Exercise: Pick out the lines below that include the string "matplotlib".

☆ ☆ ☆

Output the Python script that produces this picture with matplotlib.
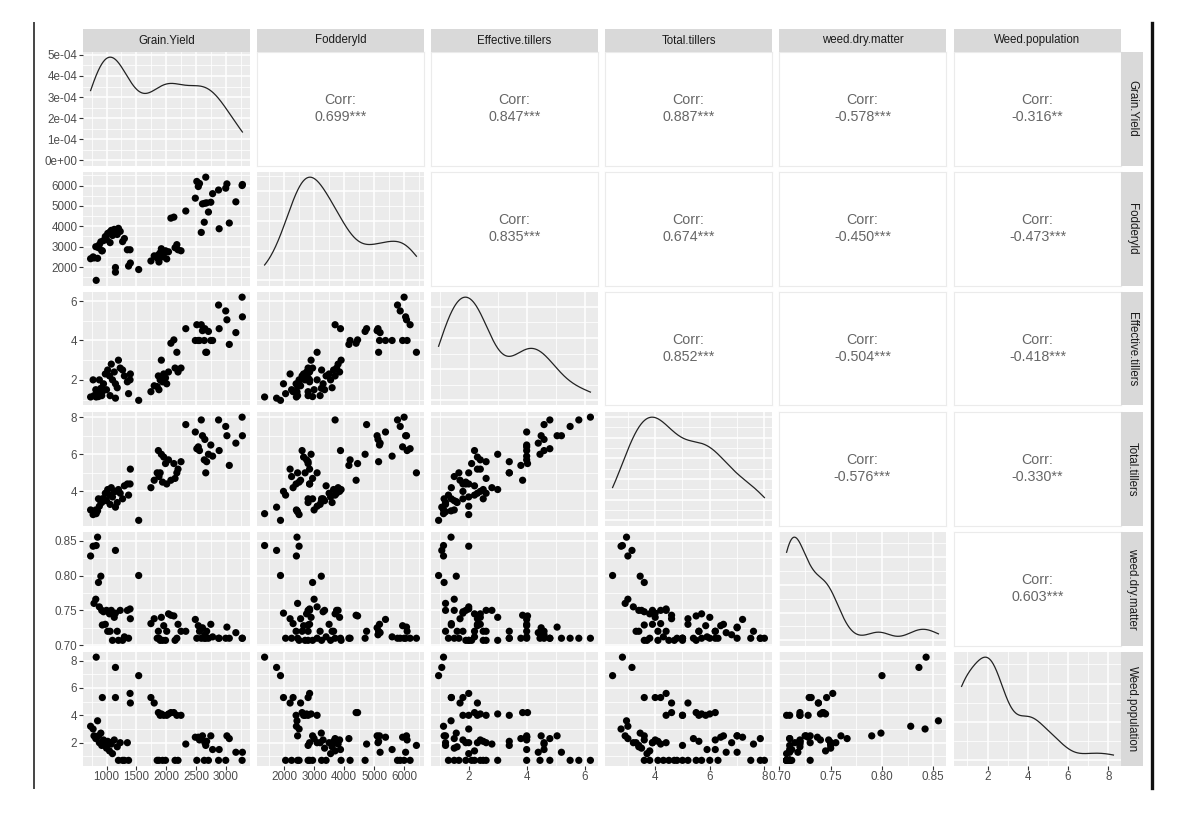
import numpy as np
import matplotlib
matplotlib.use('Agg')
import matplotlib.pyplot as plt
from matplotlib.lines import Line2D
from matplotlib.ticker import MaxNLocator

plt.rcParams['font.family'] = ['Liberation Sans', 'DejaVu Sans']

var_names = ['Grain.Yield', 'Fodderyld', 'Effective.tillers', 'Total.tillers',
             'weed.dry.matter', 'Weed.population']

grain_yield = [733, 775, 827, 850, 865, 905, 1150, 1540, 930, 1150, 1395, 1400, 1370,
               790, 820, 880, 920, 950, 980, 1000, 1020, 1050, 1060, 1080, 1100, 1130,
               1180, 1200, 1230, 1270, 1300, 1350,
               1745, 1800, 1850, 1870, 1880, 1900, 1920, 1940, 1960, 1990, 2010, 2040,
               2080, 2130, 2150, 2180, 2200, 2250, 2330,
               2490, 2515, 2540, 2560, 2590, 2610, 2640, 2650, 2665, 2680, 2710, 2750,
               2780, 2880, 2890, 3000, 3020, 3060, 3170, 3275, 3280]
fodder_yield = [2410, 2500, 1350, 2430, 2950, 3240, 1750, 1880, 2800, 1980, 2850, 2200, 2050,
                2450, 3000, 3100, 2800, 3300, 3500, 3350, 3650, 3700, 3200, 3800, 3550, 3850,
                3600, 3900, 3750, 3250, 3400, 2850,
                2300, 2550, 2450, 2600, 2250, 2700, 2900, 2500, 2650, 2800, 2400, 2750,
                4400, 4450, 2950, 3100, 2850, 2800, 4750,
                5380, 6200, 5950, 6100, 3700, 5100, 4200, 5130, 6410, 5150, 4700, 5180,
                5600, 5780, 3880, 5870, 6080, 4160, 5200, 6000, 6050]
effective_tillers = [1.13, 2.00, 1.13, 1.39, 1.15, 1.57, 1.07, 0.96, 1.40, 1.80, 2.00, 2.30, 1.30,
                     1.20, 1.50, 2.00, 1.20, 1.80, 2.30, 1.50, 2.50, 2.20, 1.20, 2.80, 2.00, 2.40,
                     1.60, 3.00, 2.60, 2.50, 2.20, 1.90,
                     1.40, 1.70, 1.66, 2.20, 1.50, 2.00, 3.00, 1.90, 2.30, 2.10, 1.80, 2.40,
                     3.86, 4.03, 2.60, 3.40, 2.40, 2.60, 4.60,
                     4.00, 4.80, 4.00, 4.00, 4.80, 4.50, 4.00, 4.60, 3.40, 3.40, 4.46, 4.00,
                     4.00, 5.80, 4.60, 5.50, 5.05, 3.80, 4.40, 6.20, 5.20]
total_tillers = [3.00, 2.75, 2.80, 2.95, 3.60, 3.45, 3.15, 2.44, 3.60, 4.00, 4.40, 5.20, 3.80,
                 2.90, 3.00, 3.20, 3.40, 3.60, 3.90, 3.50, 4.10, 3.80, 3.30, 4.20, 3.70, 4.00,
                 3.40, 4.10, 3.90, 3.60, 4.30, 4.40,
                 4.20, 4.60, 5.00, 6.20, 4.80, 5.00, 6.00, 4.50, 5.85, 5.50, 4.40, 5.70,
                 4.60, 5.50, 4.70, 5.00, 5.20, 5.60, 7.60,
                 7.20, 6.30, 6.40, 6.20, 7.85, 7.00, 5.70, 6.80, 5.00, 5.60, 6.00, 6.50,
                 5.90, 7.85, 6.20, 7.50, 7.00, 5.40, 6.60, 8.00, 7.00]
weed_dry_matter = [0.828, 0.842, 0.843, 0.855, 0.790, 0.799, 0.836, 0.800, 0.729, 0.746, 0.752,
                   0.738, 0.710,
                   0.760, 0.766, 0.755, 0.750, 0.748, 0.730, 0.750, 0.720, 0.745, 0.720, 0.750,
                   0.707, 0.740, 0.720, 0.707, 0.750, 0.707, 0.712, 0.750,
                   0.731, 0.738, 0.710, 0.720, 0.710, 0.707, 0.740, 0.707, 0.728, 0.707, 0.720,
                   0.745, 0.743, 0.742, 0.707, 0.710, 0.730, 0.720, 0.720,
                   0.737, 0.710, 0.728, 0.720, 0.710, 0.725, 0.710, 0.715, 0.710, 0.720, 0.710,
                   0.730, 0.712, 0.710, 0.710, 0.710, 0.726, 0.710, 0.718, 0.710, 0.710]
weed_population = [3.20, 3.00, 8.25, 3.60, 2.50, 2.70, 7.50, 6.90, 5.30, 5.30, 5.60, 4.90, 0.71,
                   2.50, 2.30, 2.00, 1.80, 2.20, 2.00, 1.60, 2.10, 1.40, 2.00, 1.90, 1.20, 2.20,
                   1.70, 0.71, 2.00, 0.71, 0.71, 2.00,
                   5.30, 4.90, 0.71, 4.20, 0.71, 4.00, 4.10, 0.71, 4.00, 0.71, 4.00, 4.10,
                   4.20, 4.20, 0.71, 4.00, 0.71, 4.00, 1.90,
                   2.40, 0.71, 2.40, 2.20, 2.30, 2.50, 0.71, 2.00, 1.80, 2.10, 0.71, 2.50,
                   1.50, 0.71, 1.50, 0.71, 2.50, 2.30, 1.30, 0.71, 1.30]

corr_labels = {
    (0, 1): '0.699***', (0, 2): '0.847***', (0, 3): '0.887***', (0, 4): '-0.578***', (0, 5): '-0.316**',
    (1, 2): '0.835***', (1, 3): '0.674***', (1, 4): '-0.450***', (1, 5): '-0.473***',
    (2, 3): '0.852***', (2, 4): '-0.504***', (2, 5): '-0.418***',
    (3, 4): '-0.576***', (3, 5): '-0.330**',
    (4, 5): '0.603***',
}

axis_breaks = [[1000, 1500, 2000, 2500, 3000],
               [2000, 3000, 4000, 5000, 6000],
               [2, 4, 6],
               [4, 6, 8],
               [0.70, 0.75, 0.80, 0.85],
               [2, 4, 6, 8]]
axis_labels = [['1000', '1500', '2000', '2500', '3000'],
               ['2000', '3000', '4000', '5000', '6000'],
               ['2', '4', '6'],
               ['4', '6', '8'],
               ['0.70', '0.75', '0.80', '0.85'],
               ['2', '4', '6', '8']]
density_breaks = [0, 1e-4, 2e-4, 3e-4, 4e-4, 5e-4]
density_labels = ['0e+00', '1e-04', '2e-04', '3e-04', '4e-04', '5e-04']

data = [np.array(v, float) for v in (grain_yield, fodder_yield, effective_tillers,
                                     total_tillers, weed_dry_matter, weed_population)]
n_var = len(data)


def kde(v):
    n = len(v)
    sd = v.std(ddof=1)
    q75, q25 = np.percentile(v, [75, 25])
    bw = 0.9 * min(sd, (q75 - q25) / 1.34) * n ** (-0.2)
    xs = np.linspace(v.min(), v.max(), 512)
    ys = np.exp(-0.5 * ((xs[:, None] - v[None, :]) / bw) ** 2).sum(1) / (n * bw * np.sqrt(2 * np.pi))
    return xs, ys


def limits(v):
    r = v.max() - v.min()
    return v.min() - 0.05 * r, v.max() + 0.05 * r


def minors(breaks, lim):
    b = np.asarray(breaks, float)
    step = b[1] - b[0]
    m = np.arange(b[0] - step / 2, b[-1] + step, step)
    return [x for x in m if lim[0] <= x <= lim[1]]


W, H = 1178, 825
fig = plt.figure(figsize=(W / 100, H / 100), dpi=100)
fig.patch.set_facecolor('white')

col_x = [83, 257, 431, 605, 779, 954]
row_y = [52, 172, 292, 412, 532, 652]
pw, ph = 167, 113.5


def rect(x, y, w, h):
    return [x / W, 1 - (y + h) / H, w / W, h / H]


lims = [limits(v) for v in data]
tick_col = '#4D4D4D'
fs_tick = 8.4

for i in range(n_var):
    for j in range(n_var):
        ax = fig.add_axes(rect(col_x[j], row_y[i], pw, ph))
        for s in ax.spines.values():
            s.set_visible(False)
        if i < j:
            ax.set_facecolor('white')
            for s in ax.spines.values():
                s.set_visible(True)
                s.set_color('#EBEBEB')
                s.set_linewidth(0.8)
            ax.set_xticks([])
            ax.set_yticks([])
            ax.set_xlim(0, 1)
            ax.set_ylim(0, 1)
            ax.text(0.5, 0.5, 'Corr:\n' + corr_labels[(i, j)], ha='center', va='center',
                    fontsize=10.3, color='#666666', linespacing=1.25)
            continue
        ax.set_facecolor('#EBEBEB')
        ax.set_axisbelow(True)
        xl = lims[j]
        ax.set_xlim(xl)
        ax.set_xticks(axis_breaks[j])
        ax.set_xticks(minors(axis_breaks[j], xl), minor=True)
        if i == j:
            xs, ys = kde(data[j])
            ax.plot(xs, ys, color='#222222', lw=0.9)
            m = ys.max()
            yl = (-0.05 * m, 1.05 * m)
            ax.set_ylim(yl)
            if i == 0:
                yb = density_breaks
            else:
                yb = list(MaxNLocator(nbins=5, steps=[1, 2, 2.5, 5, 10]).tick_values(0, m))
                yb = [b for b in yb if yl[0] <= b <= yl[1]]
            ax.set_yticks(yb)
            ax.set_yticks(minors(yb, yl), minor=True)
            if i == 0:
                ax.set_yticklabels(density_labels)
        else:
            ax.scatter(data[j], data[i], s=27, color='black', edgecolors='none', zorder=3)
            yl = lims[i]
            ax.set_ylim(yl)
            ax.set_yticks(axis_breaks[i])
            ax.set_yticks(minors(axis_breaks[i], yl), minor=True)
            ax.set_yticklabels(axis_labels[i])
        ax.set_xticklabels(axis_labels[j])
        ax.grid(which='major', color='white', lw=1.1)
        ax.grid(which='minor', color='white', lw=0.55)
        ax.tick_params(which='minor', length=0)
        show_x = (i == n_var - 1)
        show_y = (j == 0)
        ax.tick_params(axis='x', which='major', length=2.6 if show_x else 0, width=0.8,
                       color='#333333', labelsize=fs_tick, labelcolor=tick_col, pad=1.5,
                       labelbottom=show_x)
        ax.tick_params(axis='y', which='major', length=2.6 if show_y else 0, width=0.8,
                       color='#333333', labelsize=fs_tick, labelcolor=tick_col, pad=1.5,
                       labelleft=show_y)

# strips
for j in range(n_var):
    sa = fig.add_axes(rect(col_x[j], 29, pw, 23))
    sa.set_facecolor('#D9D9D9')
    sa.set_xticks([]); sa.set_yticks([])
    for s in sa.spines.values():
        s.set_visible(False)
    sa.text(0.5, 0.5, var_names[j], ha='center', va='center', fontsize=8.3, color='#1A1A1A',
            transform=sa.transAxes)
for i in range(n_var):
    sa = fig.add_axes(rect(1121, row_y[i], 22, ph))
    sa.set_facecolor('#D9D9D9')
    sa.set_xticks([]); sa.set_yticks([])
    for s in sa.spines.values():
        s.set_visible(False)
    sa.text(0.5, 0.5, var_names[i], ha='center', va='center', fontsize=8.3, color='#1A1A1A',
            rotation=-90, transform=sa.transAxes)

# frame lines of the screenshot
fig.add_artist(Line2D([34 / W, 34 / W], [1 - 23 / H, 1 - 788 / H], color='#444444', lw=1.4))
fig.add_artist(Line2D([1152 / W, 1152 / W], [1 - 23 / H, 1 - 788 / H], color='#111111', lw=2.4))

fig.savefig('out.png', dpi=100, facecolor='white')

☆ ☆ ☆

The completed task:
Output the Python script that produces this picture with matplotlib.
import matplotlib
matplotlib.use('Agg')
import matplotlib.pyplot as plt
from matplotlib.lines import Line2D
from matplotlib.ticker import MaxNLocator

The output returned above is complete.